_Exercise prompt_
Up to and including the line containing "const axisCol = '#222';", please reproduce the lines of the listing below, starting from the top.

_Raw data_
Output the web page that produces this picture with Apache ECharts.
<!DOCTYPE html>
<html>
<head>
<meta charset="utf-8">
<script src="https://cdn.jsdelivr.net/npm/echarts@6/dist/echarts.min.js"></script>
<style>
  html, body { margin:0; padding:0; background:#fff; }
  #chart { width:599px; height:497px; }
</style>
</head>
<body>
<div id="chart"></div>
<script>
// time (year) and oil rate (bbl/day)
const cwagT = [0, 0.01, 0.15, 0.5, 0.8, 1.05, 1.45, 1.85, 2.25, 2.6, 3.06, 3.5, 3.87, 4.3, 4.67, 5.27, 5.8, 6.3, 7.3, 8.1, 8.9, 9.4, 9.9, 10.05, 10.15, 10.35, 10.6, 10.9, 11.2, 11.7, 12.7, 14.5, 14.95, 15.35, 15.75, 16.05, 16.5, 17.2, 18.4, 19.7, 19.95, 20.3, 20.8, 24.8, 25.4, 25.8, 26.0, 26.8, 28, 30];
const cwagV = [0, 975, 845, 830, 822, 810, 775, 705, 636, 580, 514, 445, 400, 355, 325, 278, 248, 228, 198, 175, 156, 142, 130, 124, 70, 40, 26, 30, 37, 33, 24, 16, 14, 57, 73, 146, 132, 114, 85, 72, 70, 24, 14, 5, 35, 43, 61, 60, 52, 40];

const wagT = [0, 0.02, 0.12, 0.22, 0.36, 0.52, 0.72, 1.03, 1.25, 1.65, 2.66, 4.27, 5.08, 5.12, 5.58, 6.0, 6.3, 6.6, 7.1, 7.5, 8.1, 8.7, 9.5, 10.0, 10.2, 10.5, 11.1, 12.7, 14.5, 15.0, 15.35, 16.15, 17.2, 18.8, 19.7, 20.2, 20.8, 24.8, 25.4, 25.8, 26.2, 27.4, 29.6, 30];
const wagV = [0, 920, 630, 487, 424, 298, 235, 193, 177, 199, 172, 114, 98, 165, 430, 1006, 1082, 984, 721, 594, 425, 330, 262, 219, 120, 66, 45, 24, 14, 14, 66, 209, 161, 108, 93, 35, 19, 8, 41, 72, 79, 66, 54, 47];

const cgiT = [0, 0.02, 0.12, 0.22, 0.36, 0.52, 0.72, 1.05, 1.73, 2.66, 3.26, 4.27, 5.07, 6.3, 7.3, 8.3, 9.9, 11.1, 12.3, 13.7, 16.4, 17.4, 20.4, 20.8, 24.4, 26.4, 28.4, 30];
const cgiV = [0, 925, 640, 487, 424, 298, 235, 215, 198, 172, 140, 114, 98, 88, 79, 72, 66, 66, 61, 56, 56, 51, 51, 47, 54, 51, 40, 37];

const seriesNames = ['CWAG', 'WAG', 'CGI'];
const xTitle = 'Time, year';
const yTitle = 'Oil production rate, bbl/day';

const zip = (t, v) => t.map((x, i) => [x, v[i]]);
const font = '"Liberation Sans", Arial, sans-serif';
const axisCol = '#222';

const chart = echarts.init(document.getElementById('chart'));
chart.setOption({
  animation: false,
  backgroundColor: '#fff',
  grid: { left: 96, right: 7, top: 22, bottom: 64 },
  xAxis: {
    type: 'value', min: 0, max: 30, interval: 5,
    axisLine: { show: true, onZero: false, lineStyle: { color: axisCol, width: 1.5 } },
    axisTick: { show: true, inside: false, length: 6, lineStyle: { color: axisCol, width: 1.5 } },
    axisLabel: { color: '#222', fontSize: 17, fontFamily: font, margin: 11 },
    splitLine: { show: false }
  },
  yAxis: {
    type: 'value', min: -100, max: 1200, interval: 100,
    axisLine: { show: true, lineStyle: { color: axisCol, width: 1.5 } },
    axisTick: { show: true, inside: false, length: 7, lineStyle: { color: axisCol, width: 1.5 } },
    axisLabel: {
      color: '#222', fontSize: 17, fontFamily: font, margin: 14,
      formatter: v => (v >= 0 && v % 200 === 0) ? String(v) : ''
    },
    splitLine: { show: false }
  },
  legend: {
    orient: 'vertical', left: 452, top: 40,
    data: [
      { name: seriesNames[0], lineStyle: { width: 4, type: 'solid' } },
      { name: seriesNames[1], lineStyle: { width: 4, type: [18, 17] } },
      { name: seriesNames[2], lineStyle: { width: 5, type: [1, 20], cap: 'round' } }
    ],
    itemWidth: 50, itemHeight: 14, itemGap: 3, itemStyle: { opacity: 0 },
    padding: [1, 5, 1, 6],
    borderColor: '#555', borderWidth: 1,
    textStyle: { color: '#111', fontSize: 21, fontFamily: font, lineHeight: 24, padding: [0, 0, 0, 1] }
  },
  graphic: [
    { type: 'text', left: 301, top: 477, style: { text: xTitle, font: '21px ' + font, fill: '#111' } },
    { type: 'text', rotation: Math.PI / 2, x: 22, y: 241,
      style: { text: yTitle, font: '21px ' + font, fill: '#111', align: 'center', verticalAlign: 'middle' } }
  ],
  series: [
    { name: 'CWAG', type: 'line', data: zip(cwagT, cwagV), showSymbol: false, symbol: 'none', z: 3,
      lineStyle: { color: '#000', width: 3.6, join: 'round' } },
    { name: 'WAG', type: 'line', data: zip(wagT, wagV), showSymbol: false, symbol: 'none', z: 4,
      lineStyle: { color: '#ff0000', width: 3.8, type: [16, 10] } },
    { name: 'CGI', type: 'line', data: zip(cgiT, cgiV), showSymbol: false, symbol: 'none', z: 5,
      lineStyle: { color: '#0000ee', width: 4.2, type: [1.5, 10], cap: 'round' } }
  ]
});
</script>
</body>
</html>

_Response below_
Output the web page that produces this picture with Apache ECharts.
<!DOCTYPE html>
<html>
<head>
<meta charset="utf-8">
<script src="https://cdn.jsdelivr.net/npm/echarts@6/dist/echarts.min.js"></script>
<style>
  html, body { margin:0; padding:0; background:#fff; }
  #chart { width:599px; height:497px; }
</style>
</head>
<body>
<div id="chart"></div>
<script>
// time (year) and oil rate (bbl/day)
const cwagT = [0, 0.01, 0.15, 0.5, 0.8, 1.05, 1.45, 1.85, 2.25, 2.6, 3.06, 3.5, 3.87, 4.3, 4.67, 5.27, 5.8, 6.3, 7.3, 8.1, 8.9, 9.4, 9.9, 10.05, 10.15, 10.35, 10.6, 10.9, 11.2, 11.7, 12.7, 14.5, 14.95, 15.35, 15.75, 16.05, 16.5, 17.2, 18.4, 19.7, 19.95, 20.3, 20.8, 24.8, 25.4, 25.8, 26.0, 26.8, 28, 30];
const cwagV = [0, 975, 845, 830, 822, 810, 775, 705, 636, 580, 514, 445, 400, 355, 325, 278, 248, 228, 198, 175, 156, 142, 130, 124, 70, 40, 26, 30, 37, 33, 24, 16, 14, 57, 73, 146, 132, 114, 85, 72, 70, 24, 14, 5, 35, 43, 61, 60, 52, 40];

const wagT = [0, 0.02, 0.12, 0.22, 0.36, 0.52, 0.72, 1.03, 1.25, 1.65, 2.66, 4.27, 5.08, 5.12, 5.58, 6.0, 6.3, 6.6, 7.1, 7.5, 8.1, 8.7, 9.5, 10.0, 10.2, 10.5, 11.1, 12.7, 14.5, 15.0, 15.35, 16.15, 17.2, 18.8, 19.7, 20.2, 20.8, 24.8, 25.4, 25.8, 26.2, 27.4, 29.6, 30];
const wagV = [0, 920, 630, 487, 424, 298, 235, 193, 177, 199, 172, 114, 98, 165, 430, 1006, 1082, 984, 721, 594, 425, 330, 262, 219, 120, 66, 45, 24, 14, 14, 66, 209, 161, 108, 93, 35, 19, 8, 41, 72, 79, 66, 54, 47];

const cgiT = [0, 0.02, 0.12, 0.22, 0.36, 0.52, 0.72, 1.05, 1.73, 2.66, 3.26, 4.27, 5.07, 6.3, 7.3, 8.3, 9.9, 11.1, 12.3, 13.7, 16.4, 17.4, 20.4, 20.8, 24.4, 26.4, 28.4, 30];
const cgiV = [0, 925, 640, 487, 424, 298, 235, 215, 198, 172, 140, 114, 98, 88, 79, 72, 66, 66, 61, 56, 56, 51, 51, 47, 54, 51, 40, 37];

const seriesNames = ['CWAG', 'WAG', 'CGI'];
const xTitle = 'Time, year';
const yTitle = 'Oil production rate, bbl/day';

const zip = (t, v) => t.map((x, i) => [x, v[i]]);
const font = '"Liberation Sans", Arial, sans-serif';
const axisCol = '#222';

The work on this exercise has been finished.